Russia's "turn to the East" imposed by Western sanctions is transforming the Russian financial sector, both ideologically and practically with effects that will be long-lasting. All decisions on the matter are now being made in Beijing, which is imposing its planned schemes forcing Moscow to accept the role the Chinese give it in the "yuan world."

Moscow (AsiaNews) - China has not joined the international sanctions against Russia for the invasion in Ukraine, and this is allowing the Russian economy to endure without too much drama the consequences of the crisis related to the abrupt interruption of trade with Western countries.
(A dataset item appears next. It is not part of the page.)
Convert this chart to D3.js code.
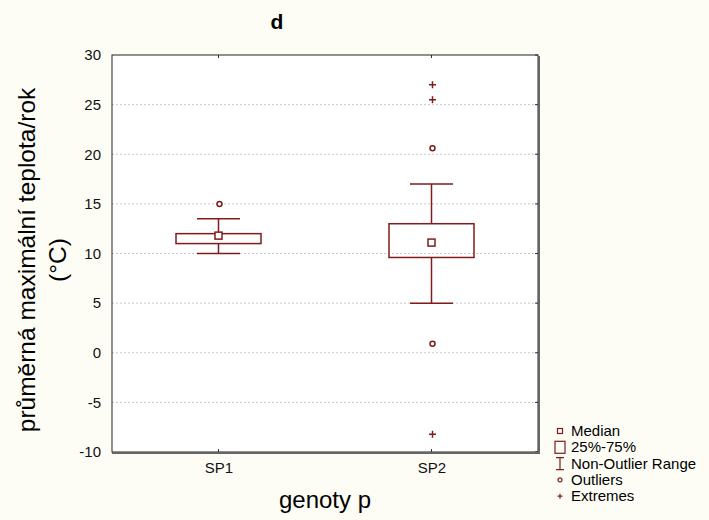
<!DOCTYPE html>
<html>
<head>
<meta charset="utf-8">
<script src="https://cdn.jsdelivr.net/npm/d3@7.9.0/dist/d3.min.js"></script>
<style>
  body { margin: 0; background: #fdfdf6; }
  svg { display: block; font-family: "Liberation Sans", Arial, sans-serif; }
</style>
</head>
<body>
<svg id="chart" width="709" height="520"></svg>
<script>
// data
const groups = ['SP1', 'SP2'];
const medians = [11.8, 11.1];
const q1 = [11.0, 9.6];
const q3 = [12.0, 13.0];
const whiskerLow = [10.0, 5.0];
const whiskerHigh = [13.5, 17.0];
const outliers = [[15.0], [20.6, 0.9]];
const extremes = [[], [27.0, 25.5, -8.2]];
const yTicks = [-10, -5, 0, 5, 10, 15, 20, 25, 30];
const legendItems = ['Median', '25%-75%', 'Non-Outlier Range', 'Outliers', 'Extremes'];

const red = '#7f1d1d';
const svg = d3.select('#chart');

const pLeft = 112, pRight = 538, pTop = 55, pBottom = 452;

const x = d3.scalePoint().domain(groups).range([pLeft, pRight]).padding(0.5);
const y = d3.scaleLinear().domain([-10, 30]).range([pBottom, pTop]);

// plot background
svg.append('rect')
  .attr('x', pLeft).attr('y', pTop)
  .attr('width', pRight - pLeft).attr('height', pBottom - pTop)
  .attr('fill', '#ffffff');

// dotted grid
svg.append('g')
  .selectAll('line')
  .data(yTicks.filter(d => d > -10 && d < 30))
  .join('line')
  .attr('x1', pLeft).attr('x2', pRight)
  .attr('y1', d => y(d)).attr('y2', d => y(d))
  .attr('stroke', '#c8c8c8')
  .attr('stroke-dasharray', '2,2');

// left axis
const yAxis = svg.append('g')
  .attr('transform', `translate(${pLeft},0)`)
  .call(d3.axisLeft(y).tickValues(yTicks).tickFormat(d => String(d)).tickSize(0).tickPadding(11));
yAxis.select('.domain').remove();
yAxis.selectAll('text').attr('font-size', 15).attr('fill', '#111');

// right ticks
svg.append('g')
  .selectAll('line')
  .data(yTicks)
  .join('line')
  .attr('x1', pRight - 3).attr('x2', pRight)
  .attr('y1', d => y(d)).attr('y2', d => y(d))
  .attr('stroke', '#333');

// bottom axis
const xAxis = svg.append('g')
  .attr('transform', `translate(0,${pBottom})`)
  .call(d3.axisBottom(x).tickSize(0).tickPadding(10));
xAxis.select('.domain').remove();
xAxis.selectAll('text').attr('font-size', 15).attr('fill', '#111');

// ticks at categories (inside, top and bottom)
svg.append('g')
  .selectAll('line')
  .data(groups)
  .join('line')
  .attr('x1', d => x(d)).attr('x2', d => x(d))
  .attr('y1', pTop).attr('y2', pTop + 3)
  .attr('stroke', '#333');
svg.append('g')
  .selectAll('line')
  .data(groups)
  .join('line')
  .attr('x1', d => x(d)).attr('x2', d => x(d))
  .attr('y1', pBottom - 3).attr('y2', pBottom)
  .attr('stroke', '#333');

// frame
svg.append('rect')
  .attr('x', pLeft).attr('y', pTop)
  .attr('width', pRight - pLeft).attr('height', pBottom - pTop)
  .attr('fill', 'none')
  .attr('stroke', '#222').attr('stroke-width', 1);
svg.append('path')
  .attr('d', `M${pRight + 1},${pTop + 1}V${pBottom + 1}H${pLeft}`)
  .attr('fill', 'none')
  .attr('stroke', '#666').attr('stroke-width', 2);

// boxes
const boxW = 85, capW = 43;
const bx = svg.append('g');
groups.forEach((g, i) => {
  const cx = x(g);
  bx.append('line')
    .attr('x1', cx).attr('x2', cx)
    .attr('y1', y(whiskerHigh[i])).attr('y2', y(q3[i]))
    .attr('stroke', red).attr('stroke-width', 1.5);
  bx.append('line')
    .attr('x1', cx).attr('x2', cx)
    .attr('y1', y(q1[i])).attr('y2', y(whiskerLow[i]))
    .attr('stroke', red).attr('stroke-width', 1.5);
  [whiskerHigh[i], whiskerLow[i]].forEach(v => {
    bx.append('line')
      .attr('x1', cx - capW / 2).attr('x2', cx + capW / 2)
      .attr('y1', y(v)).attr('y2', y(v))
      .attr('stroke', red).attr('stroke-width', 1.5);
  });
  bx.append('rect')
    .attr('x', cx - boxW / 2).attr('y', y(q3[i]))
    .attr('width', boxW).attr('height', y(q1[i]) - y(q3[i]))
    .attr('fill', 'none').attr('stroke', red).attr('stroke-width', 1.5);
  bx.append('rect')
    .attr('x', cx - 3.5).attr('y', y(medians[i]) - 3.5)
    .attr('width', 7).attr('height', 7)
    .attr('fill', '#fff').attr('stroke', red).attr('stroke-width', 1.5);
  outliers[i].forEach(v => {
    bx.append('circle')
      .attr('cx', cx + 1).attr('cy', y(v)).attr('r', 2.5)
      .attr('fill', 'none').attr('stroke', red).attr('stroke-width', 1.5);
  });
  extremes[i].forEach(v => {
    bx.append('path')
      .attr('d', `M${cx - 3.5 + 1},${y(v)}h7M${cx + 1},${y(v) - 3.5}v7`)
      .attr('stroke', red).attr('stroke-width', 1.5);
  });
});

// titles
svg.append('text')
  .attr('x', 277).attr('y', 29)
  .attr('text-anchor', 'middle')
  .attr('font-size', 21).attr('font-weight', 'bold')
  .text('d');

svg.append('text')
  .attr('x', 325).attr('y', 508)
  .attr('text-anchor', 'middle')
  .attr('font-size', 24)
  .text('genoty p');

const yl = svg.append('text')
  .attr('transform', `translate(35,260) rotate(-90)`)
  .attr('text-anchor', 'middle')
  .attr('font-size', 24.5);
yl.append('tspan').attr('x', 0).attr('dy', 0).text('průměrná maximální teplota/rok');
yl.append('tspan').attr('x', 0).attr('dy', 31).text('(°C)');

// legend
const lg = svg.append('g').attr('transform', 'translate(560,431)');
const rowH = 16.3;
legendItems.forEach((t, i) => {
  const row = lg.append('g').attr('transform', `translate(0,${i * rowH})`);
  if (i === 0) {
    row.append('rect').attr('x', -2.5).attr('y', -2.5).attr('width', 5).attr('height', 5)
      .attr('fill', 'none').attr('stroke', red).attr('stroke-width', 1.2);
  } else if (i === 1) {
    row.append('rect').attr('x', -5).attr('y', -6).attr('width', 10).attr('height', 12)
      .attr('fill', 'none').attr('stroke', red).attr('stroke-width', 1.2);
  } else if (i === 2) {
    row.append('path').attr('d', 'M-4,-6h8M0,-6v12M-4,6h8')
      .attr('fill', 'none').attr('stroke', red).attr('stroke-width', 1.2);
  } else if (i === 3) {
    row.append('circle').attr('r', 2).attr('fill', 'none')
      .attr('stroke', red).attr('stroke-width', 1.2);
  } else {
    row.append('path').attr('d', 'M-2.5,0h5M0,-2.5v5')
      .attr('stroke', red).attr('stroke-width', 1.2);
  }
  row.append('text')
    .attr('x', 11).attr('y', 5)
    .attr('font-size', 15)
    .text(t);
});
</script>
</body>
</html>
The measures of countering sanctions, and supporting the "strong ruble" that accompanied Moscow's policy in 2022, along with the strong gains from higher gas and oil prices, are now definitely over, and the picture of the new "division of the world" at the economic level is beginning to emerge.

Russia's "turn to the East," a classic of its political and economic history since the Middle Ages, is first and foremost transforming the Russian financial sector, both ideologically and practically. Russia's major banks have been excluded from the Swift system, and by now no one thinks that it will be enough to wake up tomorrow from the bad dream, to return to the relations of a year and a half ago.

The present, and a future of unforeseeable length, is the embrace with Chinese partners, who appear to the protagonists of Russian finance to be very untrustworthy, and utterly opaque, but by now there is no alternative.

As early as last May, the executive director of the National Association of Financial Communications of Russia, Roman Černov, reported that some 30 Russian banks had somehow linked up with China's national banking system for transactions with the Cross-Border Interbank Payment System (Cips), which allows payments in yuan as secondary partners.

In June, Russian banks faced new measures to curtail currency transactions with banks in the EU, Britain, the U.S. and even Switzerland, this time not because of sanctions, but because of a decision by the Bank of China, as the main correspondent for all Chinese currency business, without publicly explaining the reasons.

These shake-ups in the banking IT field are explained by the transformation at various levels of the whole sector, which involves very complicated procedures at the technical level, starting with changes in programming, and the concordance of legal aspects, which can drag on for a very long time.

All decisions on this are now made in Beijing, which imposes its schemes on Russian banks, which are now integrated into the Chinese system. The Russians have no say in the ongoing processes of changing and confirming rules, and are forced to accept the role the Chinese ascribe to them in the "yuan world," which in the context of finance does not recognize any "Russian world."

It is difficult to understand China's economy from the outside, reading it in analogy with Western countries or Russia itself, at least that of the last three decades. Chinese companies compete globally by inserting themselves into global market mechanisms, but at its core China remains a replica of the vanished Soviet Union, only remade with plastic surgery. The planned economy means total control by the central government, in all sectors, and the Russians had long forgotten that.

Russian sinologist Mikhail Karpov reminds his compatriots of the aspects they will now have to get used to again, particularly the division between what must be planned and what can be dealt with privately, creating great confusion in the practitioners, as even the president of the Central Bank, Elvira Nabiullina, continues to warn in Russia.

In addition, there are no clear and shared rules of control because the government in Beijing can impose limits and changes without needing to agree them with anyone.

Finally, the financial market can appear pliable at some times, and suddenly collapse at others, with unexpected and unappealable bankruptcies, depending on the regime's convenience. And the first to be eliminated, should the need arise, will be precisely the Russian partners, now slaves to the yuan, which imposes its golden rule: friends forever, but money has no friends.